Material provided:

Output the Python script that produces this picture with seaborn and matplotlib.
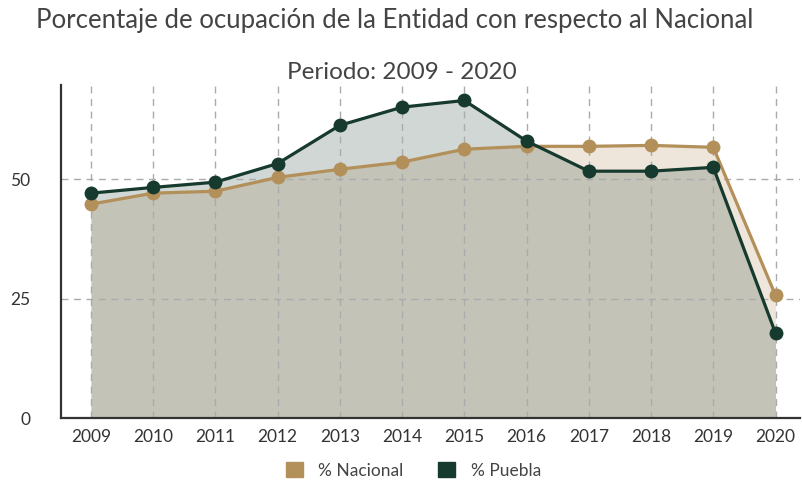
import pandas as pd
import seaborn as sns
import matplotlib.pyplot as plt
from matplotlib.patches import Patch

# Data
years = [2009, 2010, 2011, 2012, 2013, 2014, 2015, 2016, 2017, 2018, 2019, 2020]
nacional = [44.8, 47.1, 47.5, 50.4, 52.1, 53.6, 56.3, 56.9, 56.9, 57.1, 56.7, 25.7]
puebla = [47.1, 48.3, 49.4, 53.3, 61.3, 65.1, 66.5, 58.0, 51.7, 51.7, 52.5, 17.8]
series_names = ['% Nacional', '% Puebla']
series_colors = ['#b38f5a', '#173a2e']

df = pd.DataFrame({'year': years, '% Nacional': nacional, '% Puebla': puebla})
long_df = df.melt(id_vars='year', var_name='serie', value_name='valor')

sns.set_theme(style='white')
plt.rcParams['font.family'] = ['Lato', 'DejaVu Sans']

fig = plt.figure(figsize=(8.03, 4.84), dpi=100)
ax = fig.add_axes([0.076, 0.136, 0.92, 0.688])

# Filled areas under each line
ax.fill_between(df['year'], df['% Nacional'], color=series_colors[0], alpha=0.22, linewidth=0, zorder=1)
ax.fill_between(df['year'], df['% Puebla'], color=series_colors[1], alpha=0.2, linewidth=0, zorder=1)

sns.lineplot(data=long_df, x='year', y='valor', hue='serie', hue_order=series_names,
             palette=series_colors, marker='o', markersize=10, markeredgewidth=0,
             linewidth=2.3, legend=False, ax=ax, zorder=3)

# Dashed grid between fill and lines
ax.set_axisbelow('line')
ax.grid(True, linestyle=(0, (5, 4)), color='#ababab', linewidth=1.0)
ax.set_xticks(years)
ax.set_yticks([0, 25, 50])
ax.set_xlim(2008.52, 2020.39)
ax.set_ylim(0, 69.7)
ax.set_xlabel('')
ax.set_ylabel('')
ax.tick_params(axis='both', labelsize=12.5, colors='#333333', length=0, pad=8)
ax.tick_params(axis='y', pad=22)

for side in ['top', 'right']:
    ax.spines[side].set_visible(False)
for side in ['left', 'bottom']:
    ax.spines[side].set_color('#333333')
    ax.spines[side].set_linewidth(1.6)

fig.text(0.492, 0.958, 'Porcentaje de ocupación de la Entidad con respecto al Nacional',
         ha='center', va='center', fontsize=18.5, color='#444444')
fig.text(0.5, 0.851, 'Periodo: 2009 - 2020', ha='center', va='center',
         fontsize=17.5, color='#444444')

handles = [Patch(facecolor=c, edgecolor=c, label=n) for n, c in zip(series_names, series_colors)]
fig.legend(handles=handles, loc='center', bbox_to_anchor=(0.515, 0.028), ncol=2,
           frameon=False, fontsize=12.5, handlelength=0.95, handleheight=0.95,
           columnspacing=2.0, handletextpad=0.9, labelcolor='#444444')

fig.savefig('out.png', dpi=100)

Request: Without the pictures, print the whole listing exactly as given.

Response below:
Output the Python script that produces this picture with seaborn and matplotlib.
import pandas as pd
import seaborn as sns
import matplotlib.pyplot as plt
from matplotlib.patches import Patch

# Data
years = [2009, 2010, 2011, 2012, 2013, 2014, 2015, 2016, 2017, 2018, 2019, 2020]
nacional = [44.8, 47.1, 47.5, 50.4, 52.1, 53.6, 56.3, 56.9, 56.9, 57.1, 56.7, 25.7]
puebla = [47.1, 48.3, 49.4, 53.3, 61.3, 65.1, 66.5, 58.0, 51.7, 51.7, 52.5, 17.8]
series_names = ['% Nacional', '% Puebla']
series_colors = ['#b38f5a', '#173a2e']

df = pd.DataFrame({'year': years, '% Nacional': nacional, '% Puebla': puebla})
long_df = df.melt(id_vars='year', var_name='serie', value_name='valor')

sns.set_theme(style='white')
plt.rcParams['font.family'] = ['Lato', 'DejaVu Sans']

fig = plt.figure(figsize=(8.03, 4.84), dpi=100)
ax = fig.add_axes([0.076, 0.136, 0.92, 0.688])

# Filled areas under each line
ax.fill_between(df['year'], df['% Nacional'], color=series_colors[0], alpha=0.22, linewidth=0, zorder=1)
ax.fill_between(df['year'], df['% Puebla'], color=series_colors[1], alpha=0.2, linewidth=0, zorder=1)

sns.lineplot(data=long_df, x='year', y='valor', hue='serie', hue_order=series_names,
             palette=series_colors, marker='o', markersize=10, markeredgewidth=0,
             linewidth=2.3, legend=False, ax=ax, zorder=3)

# Dashed grid between fill and lines
ax.set_axisbelow('line')
ax.grid(True, linestyle=(0, (5, 4)), color='#ababab', linewidth=1.0)
ax.set_xticks(years)
ax.set_yticks([0, 25, 50])
ax.set_xlim(2008.52, 2020.39)
ax.set_ylim(0, 69.7)
ax.set_xlabel('')
ax.set_ylabel('')
ax.tick_params(axis='both', labelsize=12.5, colors='#333333', length=0, pad=8)
ax.tick_params(axis='y', pad=22)

for side in ['top', 'right']:
    ax.spines[side].set_visible(False)
for side in ['left', 'bottom']:
    ax.spines[side].set_color('#333333')
    ax.spines[side].set_linewidth(1.6)

fig.text(0.492, 0.958, 'Porcentaje de ocupación de la Entidad con respecto al Nacional',
         ha='center', va='center', fontsize=18.5, color='#444444')
fig.text(0.5, 0.851, 'Periodo: 2009 - 2020', ha='center', va='center',
         fontsize=17.5, color='#444444')

handles = [Patch(facecolor=c, edgecolor=c, label=n) for n, c in zip(series_names, series_colors)]
fig.legend(handles=handles, loc='center', bbox_to_anchor=(0.515, 0.028), ncol=2,
           frameon=False, fontsize=12.5, handlelength=0.95, handleheight=0.95,
           columnspacing=2.0, handletextpad=0.9, labelcolor='#444444')

fig.savefig('out.png', dpi=100)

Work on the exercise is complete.